Bilan de la nuit, la pluie ça mouille... Belle journée de merde qui s'annonce😦 C'est pas la mer à boire⛵
— Page (@Pagechris75) 28. April 2017
Bonne journée a tous, Keep cool 😁😀😀 pic.twitter.com/ezmtCQB8Yi
Der Regen ist Christians grösster Feind. «Fazit der Nacht: Der Regen nässt. Es wird wohl schwierig heute. Aber ich wünsche euch allen einen schönen Tag.»

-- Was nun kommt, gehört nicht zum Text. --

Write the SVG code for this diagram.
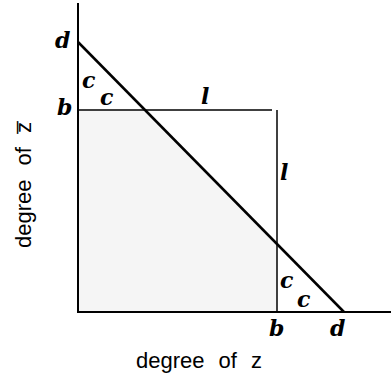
<svg xmlns="http://www.w3.org/2000/svg" width="391" height="377" viewBox="0 0 391 377">
<style>
.ax{stroke:#000;stroke-width:2;fill:none}
.thin{stroke:#000;stroke-width:1.5;fill:none}
.lab{font-family:"DejaVu Serif",serif;font-style:italic;font-weight:bold;font-size:22px;fill:#000}
.axl{font-family:"Liberation Sans",Arial,sans-serif;font-size:22px;fill:#000;word-spacing:8px}
</style>
<rect width="391" height="377" fill="#fff"/>
<polygon points="78,110 145,110 277,243.5 277,312 78,312" fill="#f5f5f5"/>
<g id="axes">
<line class="ax" x1="78" y1="3" x2="78" y2="312"/>
<line class="ax" x1="77" y1="312" x2="391" y2="312"/>
</g>
<g id="connectors">
<line class="thin" x1="78" y1="110" x2="272" y2="110"/>
<line class="thin" x1="277" y1="110" x2="277" y2="312"/>
<line stroke="#000" stroke-width="2.5" x1="78" y1="42" x2="344" y2="312"/>
</g>
<g id="labels">
<text class="lab" x="55" y="48">d</text>
<text class="lab" x="57" y="115">b</text>
<text class="lab" x="82" y="88">c</text>
<text class="lab" x="100" y="105">c</text>
<text class="lab" x="201" y="104">l</text>
<text class="lab" x="280" y="180">l</text>
<text class="lab" x="280" y="288">c</text>
<text class="lab" x="297" y="307">c</text>
<text class="lab" x="269" y="336">b</text>
<text class="lab" x="330" y="336">d</text>
</g>
<text class="axl" x="136" y="368">degree of z</text>
<text class="axl" transform="translate(31,185) rotate(-90)" text-anchor="middle">degree of z̅</text>
</svg>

Einen Fernseher habe ich ja nicht. Und von meinem Smartphone aus klappt das Live-Streaming nicht richtig. Aber das Radio, das funktioniert zum Glück. Und die Bilder, die sind ja sowieso unnötig. Was zählte war, dass wir um 20 Uhr den Namen des neuen Präsidenten hören konnten. Und später die verschiedenen Kommentare und Analysen der Journalisten. Ich schaltete den ganzen Abend zwischen rtl, france inter und franceinfo hin und her, um verschiedene Ansichten zu hören. Und mir so meine eigene bilden zu können.

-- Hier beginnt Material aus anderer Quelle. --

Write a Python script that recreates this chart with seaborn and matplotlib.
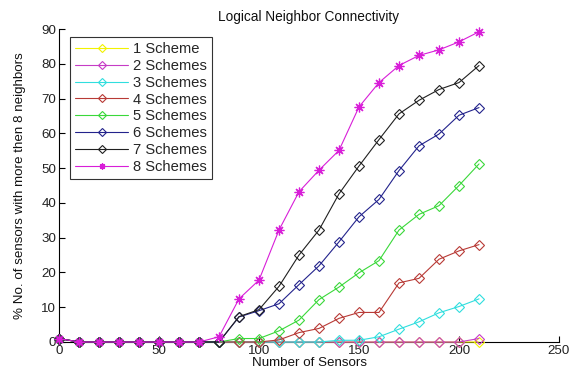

Was für mich aber bereits vor dem ersten Wahlgang klar war, und dafür brauchte ich keine Analysen: Wer in der Stichwahl gegen Le Pen antritt, wird neuer Président. Da hätte auch ein Asselineau das Rennen gemacht (Anm. d. Red: François Asselineau kandidierte ebenfalls für die Präsidentschaft und konnte im ersten Wahlgang weniger als ein Prozent der Stimmen für sich entscheiden).
Natürlich bin ich nun froh, dass Le Pen nicht gewählt wurde. Aber wisst ihr, viele Obdachlose sind anderer Meinung. Sie brauchen halt einen Sündenbock, um ihre Situation zu rechtfertigen. Und das wären dann die Immigranten, die Ausländer. Ich aber weiss, dass es nur meine Schuld ist, dass ich heute auf der Strasse schlafe. Ich habe mein Leben nicht im Griff. Nie wird mir jemand weismachen können, ich sei wegen einem Araber oder einem Schwarzen auf der Strasse.

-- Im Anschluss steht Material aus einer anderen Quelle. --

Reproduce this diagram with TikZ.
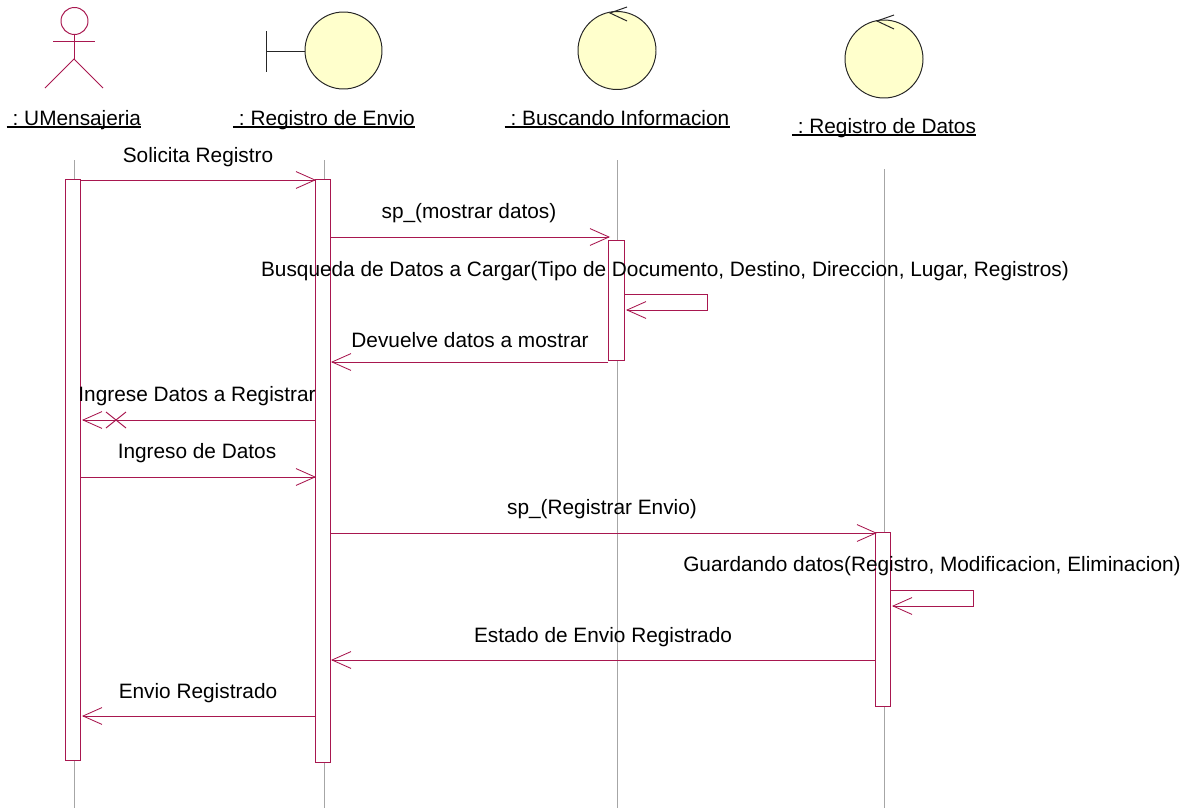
\documentclass[tikz,border=0pt]{standalone}
\usepackage{fontspec}
\setmainfont{Liberation Sans}
\usetikzlibrary{arrows.meta}
\definecolor{seqline}{HTML}{A8174F}
\definecolor{seqfill}{HTML}{FFFFCC}
\frenchspacing
\tikzset{
	lifeline/.style={line width=0.7pt, color=black!35},
	activation/.style={draw=seqline, fill=white, line width=0.7pt, inner sep=0pt, minimum width=15*0.025cm},
	msg/.style={draw=seqline, line width=0.7pt, -{Straight Barb[length=13.5pt,width=12pt,line width=0.6pt]}},
	plainmsg/.style={draw=seqline, line width=0.7pt},
	objhead/.style={draw=black!85, fill=seqfill, line width=0.7pt},
	actorline/.style={draw=seqline, line width=0.7pt},
	lbl/.style={inner sep=0pt, font=\fontsize{14.8}{17}\selectfont},
	namelbl/.style={lbl, anchor=base},
	nameline/.style={draw=black, line width=0.9pt}
}
\begin{document}
\begin{tikzpicture}[x=0.025cm, y=-0.025cm]
	%%%%% START %%%%%
	\useasboundingbox (0, 0) rectangle (1192, 809);

	\draw[lifeline] (74, 160) -- (74, 808);
	\draw[lifeline] (324, 160) -- (324, 808);
	\draw[lifeline] (617, 160) -- (617, 808);
	\draw[lifeline] (884, 169) -- (884, 808);

	% actor
	\draw[actorline] (74.5, 21) circle (13.5);
	\draw[actorline] (53, 41) -- (95, 41);
	\draw[actorline] (74, 34) -- (74, 59);
	\draw[actorline] (45, 88) -- (74, 59) -- (103, 88);

	% boundary
	\draw[objhead] (266, 31) -- (266, 72);
	\draw[objhead] (266, 51) -- (305, 51);
	\draw[objhead] (343.5, 50.5) circle (38.5);

	% control
	\draw[objhead] (617, 50.5) circle (39);
	\draw[objhead, fill=none] (627, 7) -- (610, 13) -- (627, 21);
	\draw[objhead] (884, 59) circle (39);
	\draw[objhead, fill=none] (894, 15) -- (877, 21) -- (894, 29);

	\node[namelbl] (umensajeria) at (74, 125) {\ : UMensajeria};
	\node[namelbl] (regenvio) at (324, 125) {\ : Registro de Envio};
	\node[namelbl] (buscando) at (617, 125) {\ : Buscando Informacion};
	\node[namelbl] (regdatos) at (884, 133) {\ : Registro de Datos};
	\draw[nameline] ([yshift=-1.5pt]umensajeria.base west) -- ([yshift=-1.5pt]umensajeria.base east);
	\draw[nameline] ([yshift=-1.5pt]regenvio.base west) -- ([yshift=-1.5pt]regenvio.base east);
	\draw[nameline] ([yshift=-1.5pt]buscando.base west) -- ([yshift=-1.5pt]buscando.base east);
	\draw[nameline] ([yshift=-1.5pt]regdatos.base west) -- ([yshift=-1.5pt]regdatos.base east);

	\node[activation, minimum height=581*0.025cm] (barA) at (72.5, 469.5) {};
	\node[activation, minimum height=583*0.025cm] (barB) at (322.5, 470.5) {};
	\node[activation, minimum height=120*0.025cm, minimum width=16*0.025cm] (barC) at (616, 300) {};
	\node[activation, minimum height=174*0.025cm] (barD) at (882.5, 619) {};

	\coordinate (solA) at (81, 180);
	\coordinate (solB) at (316, 180);
	\coordinate (mosA) at (331, 237);
	\coordinate (mosB) at (610, 237);
	\coordinate (busA) at (625, 294);
	\coordinate (busB) at (707, 294);
	\coordinate (busC) at (707, 310);
	\coordinate (busD) at (626, 310);
	\coordinate (devA) at (608, 362);
	\coordinate (devB) at (331, 362);
	\coordinate (ingA) at (316, 420);
	\coordinate (ingB) at (82, 420);
	\coordinate (insA) at (81, 477);
	\coordinate (insB) at (316, 477);
	\coordinate (regA) at (331, 533);
	\coordinate (regB) at (877, 533);
	\coordinate (guaA) at (891, 590);
	\coordinate (guaB) at (973, 590);
	\coordinate (guaC) at (973, 606);
	\coordinate (guaD) at (892, 606);
	\coordinate (estA) at (875, 660);
	\coordinate (estB) at (331, 660);
	\coordinate (envA) at (316, 716);
	\coordinate (envB) at (82, 716);

	\draw[msg] (solA) -- (solB);
	\draw[msg] (mosA) -- (mosB);
	\draw[msg] (busA) -- (busB) -- (busC) -- (busD);
	\draw[msg] (devA) -- (devB);
	\draw[msg] (ingA) -- (ingB);
	\draw[plainmsg] (106, 412) -- (126, 428);
	\draw[plainmsg] (106, 428) -- (126, 412);
	\draw[msg] (insA) -- (insB);
	\draw[msg] (regA) -- (regB);
	\draw[msg] (guaA) -- (guaB) -- (guaC) -- (guaD);
	\draw[msg] (estA) -- (estB);
	\draw[msg] (envA) -- (envB);

	\node[lbl] (solLbl) at (198, 157) {Solicita Registro};
	\node[lbl] (mosLbl) at (469, 213) {sp\_(mostrar datos)};
	\node[lbl] (busLbl) at (665, 271) {Busqueda de Datos a Cargar(Tipo de Documento, Destino, Direccion, Lugar, Registros)};
	\node[lbl] (devLbl) at (470, 340) {Devuelve datos a mostrar};
	\node[lbl] (ingLbl) at (197, 396) {Ingrese Datos a Registrar};
	\node[lbl] (insLbl) at (197, 453) {Ingreso de Datos};
	\node[lbl] (regLbl) at (602, 509) {sp\_(Registrar Envio)};
	\node[lbl] (guaLbl) at (932, 566) {Guardando datos(Registro, Modificacion, Eliminacion)};
	\node[lbl] (estLbl) at (603, 637) {Estado de Envio Registrado};
	\node[lbl] (envLbl) at (198, 693) {Envio Registrado};
	%%%%% END %%%%%
\end{tikzpicture}
\end{document}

Bon, Nicolas! Il n'y a pas besoin de 2 jours pour se rendre compte que le programme de @MLP_officiel c'est de la crotte... On est pas cons 😇 https://t.co/rwjU0CRP86
— Page (@Pagechris75) 5. Mai 2017
Das Wahlresultat von Le Pen hinterlässt aber auch einen bitteren Beigeschmack. Sie hat 33,9 Prozent der Stimmen erhalten. Das ist viel für eine rechtsextreme Partei – und dies sogar trotz komplett misslungener Debatte. Diese Leute denken, Ausgrenzung sei nützlicher als Integration. Ich empfinde es als extrem schwierig, mit dem Wissen durch die Pariser Strassen zu gehen, dass so viele in diesem Land saudoof sind.
Hier ist die Stimmung heute, einen Tag nach der Wahl, trübe. Das liegt aber in erster Linie am Wetter. Sonst macht sich eher eine grosse Erleichterung bemerkbar. Denn bei uns in der Hauptstadt, lag der Wähleranteil für Le Pen unter 10 Prozent. Entsprechend panisch war die Bevölkerung einige Tage vor dem zweiten Wahlgang beim Gedanken, dass die Marine es schaffen könnte.
Ich freue mich aber auch nicht über die Wahl Macrons. Ultraliberal reimt sich ja oft nicht mit sozial. Viel verändern wird sich meiner Meinung nach aber ohnehin nicht. Ich hoffe einfach, er wird bei der Arbeitslosigkeit erreichen können, was er verspricht.
Denn ich werde das Gefühl nicht los, wir werden noch zu spüren bekommen, dass wir falsch lagen, ihn ins höchste Amt der Nation zu wählen. Mit ihm ist es wie mit einem Kinder-Surprise: Man kauft es, und weiss erst danach, was drin ist.
Aber ich muss ja zugeben, die Liberalisierung der Wirtschaft hat für uns Arme nicht nur schlechte Seiten: Früher musste ich für ein Zugticket nach Lille knapp 50 Euros aus dem Portemonnaie zücken – das war so gut wie unmöglich für mich. Heute gibt es Busse, die diese Strecke für 19 Euro fahren. Und das haben wir unter anderem Macron zu verdanken, der ja früher Wirtschaftsminister war.
Wir müssen dem Kerl jetzt seine Chance geben. Und ihm ermöglichen, zu regieren. Wenn er in einem Jahr immer noch nichts hingebracht hat, können wir immer noch auf die Strasse zum protestieren.